Miller and St. Laurent will work in tandem for the next two to three years under the leadership of fellow Notre Dame alumnus Bob Gwadz, ND ’62, PhD ’70, who serves the NIH as Chief of the International Studies of Malaria and Entomology Section of the NIAID. While their work will fall under the basic project, they will develop a research program of their own design within the general framework of mosquitoes and malaria. Miller will spend most of her time in the lab working on parasites and St. Laurent will spend four months or more a year in Cambodia with an opportunity to also work in Mali.

Their work will focus on research being conducted in Cambodia where NIH has a program based at the National Malaria Center in Phnom Penh and will soon coordinate with the National School of Medicine. Field labs have been set up in satellite areas of Cambodia including Preah Vihar and Ratananakiri near the Laos and Vietnam borders. The primary focus of NIH research to date has been on the genesis and spread of artemesinin ‘resistant’ in Plasmodium falciparum.
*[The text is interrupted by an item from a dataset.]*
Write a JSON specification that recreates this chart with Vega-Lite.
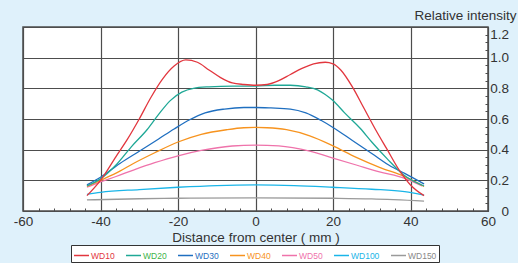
{
  "$schema": "https://vega.github.io/schema/vega-lite/v6.json",
  "width": 465,
  "height": 184,
  "autosize": "none",
  "padding": {"left": 23, "top": 27, "right": 30, "bottom": 52},
  "background": "#dff1fb",
  "config": {
    "font": "Liberation Sans",
    "view": {"fill": "white", "stroke": "#4d4d4d", "strokeWidth": 1.5}
  },
  "data": {
    "values": [
      {"s": "WD150", "x": -43.5, "y": 0.072}, {"s": "WD150", "x": -30, "y": 0.08}, {"s": "WD150", "x": -20, "y": 0.083}, {"s": "WD150", "x": 0, "y": 0.086}, {"s": "WD150", "x": 20, "y": 0.083}, {"s": "WD150", "x": 30, "y": 0.079}, {"s": "WD150", "x": 43.5, "y": 0.065},
      {"s": "WD100", "x": -43.5, "y": 0.109}, {"s": "WD100", "x": -40, "y": 0.122}, {"s": "WD100", "x": -30, "y": 0.14}, {"s": "WD100", "x": -20, "y": 0.155}, {"s": "WD100", "x": -10, "y": 0.166}, {"s": "WD100", "x": 0, "y": 0.17}, {"s": "WD100", "x": 10, "y": 0.166}, {"s": "WD100", "x": 20, "y": 0.155}, {"s": "WD100", "x": 30, "y": 0.142}, {"s": "WD100", "x": 38.5, "y": 0.126}, {"s": "WD100", "x": 43.5, "y": 0.104},
      {"s": "WD50", "x": -43.5, "y": 0.155}, {"s": "WD50", "x": -40, "y": 0.19}, {"s": "WD50", "x": -36, "y": 0.225}, {"s": "WD50", "x": -31.5, "y": 0.267}, {"s": "WD50", "x": -26, "y": 0.315}, {"s": "WD50", "x": -20, "y": 0.36}, {"s": "WD50", "x": -14, "y": 0.395}, {"s": "WD50", "x": -6, "y": 0.424}, {"s": "WD50", "x": 0, "y": 0.43}, {"s": "WD50", "x": 6, "y": 0.425}, {"s": "WD50", "x": 14, "y": 0.39}, {"s": "WD50", "x": 20, "y": 0.345}, {"s": "WD50", "x": 26, "y": 0.3}, {"s": "WD50", "x": 32, "y": 0.255}, {"s": "WD50", "x": 38.5, "y": 0.213}, {"s": "WD50", "x": 43, "y": 0.163},
      {"s": "WD40", "x": -43.5, "y": 0.16}, {"s": "WD40", "x": -40, "y": 0.2}, {"s": "WD40", "x": -35, "y": 0.26}, {"s": "WD40", "x": -31.5, "y": 0.31}, {"s": "WD40", "x": -26, "y": 0.38}, {"s": "WD40", "x": -20, "y": 0.45}, {"s": "WD40", "x": -14, "y": 0.5}, {"s": "WD40", "x": -7.5, "y": 0.53}, {"s": "WD40", "x": -3, "y": 0.543}, {"s": "WD40", "x": 0, "y": 0.545}, {"s": "WD40", "x": 3, "y": 0.543}, {"s": "WD40", "x": 8, "y": 0.53}, {"s": "WD40", "x": 14, "y": 0.49}, {"s": "WD40", "x": 20, "y": 0.425}, {"s": "WD40", "x": 26, "y": 0.35}, {"s": "WD40", "x": 32, "y": 0.285}, {"s": "WD40", "x": 38.5, "y": 0.224}, {"s": "WD40", "x": 43.5, "y": 0.16},
      {"s": "WD30", "x": -43.5, "y": 0.17}, {"s": "WD30", "x": -40, "y": 0.22}, {"s": "WD30", "x": -35, "y": 0.31}, {"s": "WD30", "x": -30, "y": 0.39}, {"s": "WD30", "x": -25, "y": 0.47}, {"s": "WD30", "x": -21, "y": 0.535}, {"s": "WD30", "x": -17, "y": 0.595}, {"s": "WD30", "x": -13, "y": 0.64}, {"s": "WD30", "x": -8, "y": 0.665}, {"s": "WD30", "x": -3, "y": 0.675}, {"s": "WD30", "x": 0, "y": 0.675}, {"s": "WD30", "x": 4, "y": 0.672}, {"s": "WD30", "x": 9, "y": 0.665}, {"s": "WD30", "x": 13, "y": 0.64}, {"s": "WD30", "x": 17, "y": 0.59}, {"s": "WD30", "x": 20, "y": 0.545}, {"s": "WD30", "x": 25, "y": 0.46}, {"s": "WD30", "x": 30, "y": 0.375}, {"s": "WD30", "x": 35, "y": 0.29}, {"s": "WD30", "x": 38.5, "y": 0.245}, {"s": "WD30", "x": 43.5, "y": 0.176},
      {"s": "WD20", "x": -43.5, "y": 0.163}, {"s": "WD20", "x": -40, "y": 0.21}, {"s": "WD20", "x": -36, "y": 0.3}, {"s": "WD20", "x": -32, "y": 0.42}, {"s": "WD20", "x": -28, "y": 0.53}, {"s": "WD20", "x": -25, "y": 0.63}, {"s": "WD20", "x": -22, "y": 0.72}, {"s": "WD20", "x": -19, "y": 0.775}, {"s": "WD20", "x": -16, "y": 0.8}, {"s": "WD20", "x": -12, "y": 0.81}, {"s": "WD20", "x": -6, "y": 0.815}, {"s": "WD20", "x": 0, "y": 0.815}, {"s": "WD20", "x": 5, "y": 0.82}, {"s": "WD20", "x": 9, "y": 0.82}, {"s": "WD20", "x": 13, "y": 0.81}, {"s": "WD20", "x": 16, "y": 0.79}, {"s": "WD20", "x": 18, "y": 0.76}, {"s": "WD20", "x": 20, "y": 0.72}, {"s": "WD20", "x": 23, "y": 0.64}, {"s": "WD20", "x": 27, "y": 0.54}, {"s": "WD20", "x": 30, "y": 0.45}, {"s": "WD20", "x": 34, "y": 0.34}, {"s": "WD20", "x": 38, "y": 0.24}, {"s": "WD20", "x": 43.5, "y": 0.163},
      {"s": "WD10", "x": -43.5, "y": 0.1}, {"s": "WD10", "x": -40, "y": 0.2}, {"s": "WD10", "x": -36, "y": 0.355}, {"s": "WD10", "x": -33, "y": 0.47}, {"s": "WD10", "x": -30, "y": 0.6}, {"s": "WD10", "x": -27, "y": 0.74}, {"s": "WD10", "x": -24, "y": 0.86}, {"s": "WD10", "x": -21, "y": 0.945}, {"s": "WD10", "x": -18, "y": 0.985}, {"s": "WD10", "x": -15, "y": 0.97}, {"s": "WD10", "x": -12, "y": 0.92}, {"s": "WD10", "x": -9, "y": 0.87}, {"s": "WD10", "x": -6, "y": 0.835}, {"s": "WD10", "x": -3, "y": 0.825}, {"s": "WD10", "x": 0, "y": 0.82}, {"s": "WD10", "x": 3, "y": 0.825}, {"s": "WD10", "x": 6, "y": 0.85}, {"s": "WD10", "x": 9, "y": 0.89}, {"s": "WD10", "x": 12, "y": 0.93}, {"s": "WD10", "x": 15, "y": 0.96}, {"s": "WD10", "x": 18, "y": 0.97}, {"s": "WD10", "x": 20, "y": 0.96}, {"s": "WD10", "x": 22, "y": 0.92}, {"s": "WD10", "x": 25, "y": 0.81}, {"s": "WD10", "x": 28, "y": 0.67}, {"s": "WD10", "x": 31, "y": 0.53}, {"s": "WD10", "x": 34, "y": 0.4}, {"s": "WD10", "x": 37, "y": 0.27}, {"s": "WD10", "x": 40, "y": 0.17}, {"s": "WD10", "x": 43.5, "y": 0.1}
    ]
  },
  "mark": {"type": "line", "interpolate": "monotone", "strokeWidth": 1.3},
  "encoding": {
    "x": {
      "field": "x", "type": "quantitative",
      "scale": {"domain": [-60, 60], "nice": false, "zero": false},
      "axis": {
        "values": [-60,-56,-52,-48,-44,-40,-36,-32,-28,-24,-20,-16,-12,-8,-4,0,4,8,12,16,20,24,28,32,36,40,44,48,52,56,60],
        "domain": false,
        "grid": true,
        "gridColor": "#4d4d4d",
        "gridWidth": 1.2,
        "gridOpacity": {"expr": "datum.value % 20 == 0 ? 1 : 0"},
        "tickColor": "#4d4d4d",
        "tickSize": {"expr": "datum.value % 20 == 0 ? -5 : -3"},
        "labelExpr": "datum.value % 20 == 0 ? '' + datum.value : ''",
        "labelFlush": false,
        "labelOverlap": false,
        "labelFontSize": 13.5,
        "labelColor": "#333",
        "labelPadding": 8.5,
        "labelBaseline": "top",
        "title": "Distance from center ( mm )",
        "titleFontSize": 13.5,
        "titleFontWeight": "normal",
        "titleColor": "#333",
        "titleY": 30,
        "titleBaseline": "alphabetic"
      }
    },
    "y": {
      "field": "y", "type": "quantitative",
      "scale": {"domain": [0, 1.2], "nice": false},
      "axis": {
        "orient": "right",
        "values": [0,0.05,0.1,0.15,0.2,0.25,0.3,0.35,0.4,0.45,0.5,0.55,0.6,0.65,0.7,0.75,0.8,0.85,0.9,0.95,1.0,1.05,1.1,1.15,1.2],
        "domain": false,
        "grid": true,
        "gridColor": "#4d4d4d",
        "gridWidth": 1.2,
        "gridOpacity": {"expr": "round(datum.value*100) % 20 == 0 ? 1 : 0"},
        "tickColor": "#4d4d4d",
        "tickSize": {"expr": "round(datum.value*100) % 20 == 0 ? -5 : -3"},
        "labelExpr": "round(datum.value*100) % 20 == 0 ? (datum.value == 0 ? '0' : format(datum.value, '.1f')) : ''",
        "labelBaseline": {"expr": "datum.value > 1.19 ? 'top' : 'middle'"},
        "labelAlign": "right",
        "labelFlush": false,
        "labelOverlap": false,
        "labelFontSize": 13.5,
        "labelColor": "#333",
        "labelPadding": 25.5,
        "title": "Relative intensity",
        "titleAngle": 0,
        "titleAlign": "right",
        "titleBaseline": "alphabetic",
        "titleX": 28,
        "titleY": -8,
        "titleFontSize": 13.5,
        "titleFontWeight": "normal",
        "titleColor": "#333"
      }
    },
    "color": {
      "field": "s", "type": "nominal",
      "scale": {
        "domain": ["WD10", "WD20", "WD30", "WD40", "WD50", "WD100", "WD150"],
        "range": ["#e2363e", "#1fa896", "#1f6fc0", "#f7931e", "#ef73ab", "#1ab5e8", "#9a9a9a"]
      },
      "legend": {
        "orient": "none",
        "legendX": 48,
        "legendY": 218,
        "direction": "horizontal",
        "title": null,
        "symbolType": "stroke",
        "symbolSize": 225,
        "symbolStrokeWidth": 1.5,
        "symbolStrokeColor": {"expr": "datum.label == 'WD20' ? '#3cb44a' : datum.label == 'WD150' ? '#7a1a1a' : scale('color', datum.label)"},
        "labelFontSize": 8.5,
        "labelOffset": 1,
        "columnPadding": 8,
        "padding": 2,
        "strokeColor": "#333",
        "fillColor": "white",
        "labelColor": {"expr": "datum.label == 'WD20' ? '#3cb44a' : datum.label == 'WD150' ? '#888888' : scale('color', datum.label)"}
      }
    }
  }
}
This new look at an old problem from a focus on the Thai Cambodian border in the west will lend new insights into the challenge of control of malaria.

The Eck Institute for Global Health is a university-wide enterprise that recognizes health as a fundamental human right and endeavors to promote research, training, and service to advance health standards for all people, especially people in low and middle-income countries, who are disproportionately impacted by preventable diseases.